= Record excerpts =
----

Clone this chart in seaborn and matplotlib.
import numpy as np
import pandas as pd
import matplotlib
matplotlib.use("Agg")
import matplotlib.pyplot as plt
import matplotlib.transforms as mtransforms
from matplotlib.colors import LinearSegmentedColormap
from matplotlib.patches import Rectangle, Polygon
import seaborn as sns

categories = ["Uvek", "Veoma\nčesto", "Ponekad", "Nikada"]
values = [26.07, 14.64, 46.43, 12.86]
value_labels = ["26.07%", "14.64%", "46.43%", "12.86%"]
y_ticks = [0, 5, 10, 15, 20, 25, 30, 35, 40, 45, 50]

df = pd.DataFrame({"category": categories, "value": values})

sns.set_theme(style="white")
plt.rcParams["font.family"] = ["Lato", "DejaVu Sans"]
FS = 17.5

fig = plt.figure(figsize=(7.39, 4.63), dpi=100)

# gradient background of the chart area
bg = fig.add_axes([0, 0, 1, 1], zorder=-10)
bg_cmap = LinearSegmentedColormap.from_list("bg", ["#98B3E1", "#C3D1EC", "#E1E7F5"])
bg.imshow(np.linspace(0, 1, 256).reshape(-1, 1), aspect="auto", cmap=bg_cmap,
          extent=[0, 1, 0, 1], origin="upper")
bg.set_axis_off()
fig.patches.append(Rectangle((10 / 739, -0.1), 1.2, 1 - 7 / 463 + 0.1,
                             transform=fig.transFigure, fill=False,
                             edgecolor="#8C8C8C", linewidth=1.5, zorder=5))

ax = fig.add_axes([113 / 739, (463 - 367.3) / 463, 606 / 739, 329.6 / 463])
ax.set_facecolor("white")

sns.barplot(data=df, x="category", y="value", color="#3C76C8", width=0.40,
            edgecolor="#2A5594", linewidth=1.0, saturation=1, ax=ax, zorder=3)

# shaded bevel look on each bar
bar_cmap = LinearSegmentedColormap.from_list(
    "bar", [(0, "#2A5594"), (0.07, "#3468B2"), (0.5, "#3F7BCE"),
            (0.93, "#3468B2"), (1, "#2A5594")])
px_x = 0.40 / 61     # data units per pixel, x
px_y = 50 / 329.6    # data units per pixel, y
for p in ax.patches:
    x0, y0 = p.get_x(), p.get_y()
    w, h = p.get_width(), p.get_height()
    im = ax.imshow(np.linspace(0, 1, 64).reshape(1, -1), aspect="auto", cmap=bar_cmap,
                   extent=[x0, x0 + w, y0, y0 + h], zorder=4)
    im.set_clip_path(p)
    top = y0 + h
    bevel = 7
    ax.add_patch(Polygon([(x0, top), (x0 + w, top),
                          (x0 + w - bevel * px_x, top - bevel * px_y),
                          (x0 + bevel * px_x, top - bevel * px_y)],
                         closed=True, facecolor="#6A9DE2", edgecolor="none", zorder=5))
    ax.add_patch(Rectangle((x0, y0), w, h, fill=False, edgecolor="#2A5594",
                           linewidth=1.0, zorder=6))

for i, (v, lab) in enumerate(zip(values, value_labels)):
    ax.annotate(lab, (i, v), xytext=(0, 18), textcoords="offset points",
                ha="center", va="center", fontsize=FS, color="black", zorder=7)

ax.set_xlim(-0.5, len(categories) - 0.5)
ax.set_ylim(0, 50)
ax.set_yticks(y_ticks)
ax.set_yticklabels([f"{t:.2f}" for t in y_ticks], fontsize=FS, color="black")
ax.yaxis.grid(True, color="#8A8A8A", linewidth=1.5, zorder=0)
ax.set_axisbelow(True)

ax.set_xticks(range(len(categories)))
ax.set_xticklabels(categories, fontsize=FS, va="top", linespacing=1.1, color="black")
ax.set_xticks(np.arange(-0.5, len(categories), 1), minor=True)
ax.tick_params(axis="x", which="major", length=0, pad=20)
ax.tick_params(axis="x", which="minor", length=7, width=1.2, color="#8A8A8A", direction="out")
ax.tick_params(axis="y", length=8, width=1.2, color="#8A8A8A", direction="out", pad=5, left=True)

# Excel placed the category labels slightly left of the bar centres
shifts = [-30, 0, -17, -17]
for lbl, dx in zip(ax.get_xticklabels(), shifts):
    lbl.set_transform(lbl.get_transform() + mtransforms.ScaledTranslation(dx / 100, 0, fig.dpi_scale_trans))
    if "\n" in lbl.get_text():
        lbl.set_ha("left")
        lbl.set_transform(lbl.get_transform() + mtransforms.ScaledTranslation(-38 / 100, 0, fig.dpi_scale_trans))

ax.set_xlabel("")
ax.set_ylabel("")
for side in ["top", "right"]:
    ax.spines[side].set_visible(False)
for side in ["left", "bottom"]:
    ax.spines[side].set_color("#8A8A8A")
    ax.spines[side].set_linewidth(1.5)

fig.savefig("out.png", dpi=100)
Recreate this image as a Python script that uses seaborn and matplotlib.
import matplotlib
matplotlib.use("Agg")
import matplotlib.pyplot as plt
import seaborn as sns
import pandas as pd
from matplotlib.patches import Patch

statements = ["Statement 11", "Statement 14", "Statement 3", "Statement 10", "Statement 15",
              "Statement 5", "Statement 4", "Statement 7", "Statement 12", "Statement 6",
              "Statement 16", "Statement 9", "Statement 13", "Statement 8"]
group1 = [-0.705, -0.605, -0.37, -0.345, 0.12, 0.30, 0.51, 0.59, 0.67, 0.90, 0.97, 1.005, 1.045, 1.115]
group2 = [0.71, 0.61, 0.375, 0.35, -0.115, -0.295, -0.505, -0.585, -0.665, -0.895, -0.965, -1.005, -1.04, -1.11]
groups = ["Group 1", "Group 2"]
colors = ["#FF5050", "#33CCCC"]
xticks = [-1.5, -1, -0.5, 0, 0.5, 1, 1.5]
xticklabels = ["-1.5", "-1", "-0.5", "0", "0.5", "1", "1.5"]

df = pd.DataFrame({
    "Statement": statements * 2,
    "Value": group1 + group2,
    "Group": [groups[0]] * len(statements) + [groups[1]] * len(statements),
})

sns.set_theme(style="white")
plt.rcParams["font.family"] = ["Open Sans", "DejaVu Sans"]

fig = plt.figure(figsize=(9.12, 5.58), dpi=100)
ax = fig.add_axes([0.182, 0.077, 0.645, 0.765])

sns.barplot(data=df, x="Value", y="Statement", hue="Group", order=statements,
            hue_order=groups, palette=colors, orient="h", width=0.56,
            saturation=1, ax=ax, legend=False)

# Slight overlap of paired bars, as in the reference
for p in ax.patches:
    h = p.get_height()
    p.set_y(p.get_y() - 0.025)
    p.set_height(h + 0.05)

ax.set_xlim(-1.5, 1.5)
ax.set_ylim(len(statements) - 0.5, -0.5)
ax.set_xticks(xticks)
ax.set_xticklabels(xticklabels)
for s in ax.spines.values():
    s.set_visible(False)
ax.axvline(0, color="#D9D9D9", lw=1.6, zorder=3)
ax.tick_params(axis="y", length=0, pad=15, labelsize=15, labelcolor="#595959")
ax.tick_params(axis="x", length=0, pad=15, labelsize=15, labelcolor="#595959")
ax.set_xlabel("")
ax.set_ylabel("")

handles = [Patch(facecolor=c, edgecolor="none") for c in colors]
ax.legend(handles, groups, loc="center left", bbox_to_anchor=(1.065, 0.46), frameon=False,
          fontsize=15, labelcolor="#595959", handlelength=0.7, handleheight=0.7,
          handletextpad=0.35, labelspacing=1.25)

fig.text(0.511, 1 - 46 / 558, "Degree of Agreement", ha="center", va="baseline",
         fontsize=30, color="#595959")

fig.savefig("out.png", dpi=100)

----

= Task requirements =
Reproduce only the lines from the top of the material through the one bearing "fig = plt.figure(figsize=(7.39, 4.63), dpi=100)", each exactly as it stands.

= Answer in full =
Clone this chart in seaborn and matplotlib.
import numpy as np
import pandas as pd
import matplotlib
matplotlib.use("Agg")
import matplotlib.pyplot as plt
import matplotlib.transforms as mtransforms
from matplotlib.colors import LinearSegmentedColormap
from matplotlib.patches import Rectangle, Polygon
import seaborn as sns

categories = ["Uvek", "Veoma\nčesto", "Ponekad", "Nikada"]
values = [26.07, 14.64, 46.43, 12.86]
value_labels = ["26.07%", "14.64%", "46.43%", "12.86%"]
y_ticks = [0, 5, 10, 15, 20, 25, 30, 35, 40, 45, 50]

df = pd.DataFrame({"category": categories, "value": values})

sns.set_theme(style="white")
plt.rcParams["font.family"] = ["Lato", "DejaVu Sans"]
FS = 17.5

fig = plt.figure(figsize=(7.39, 4.63), dpi=100)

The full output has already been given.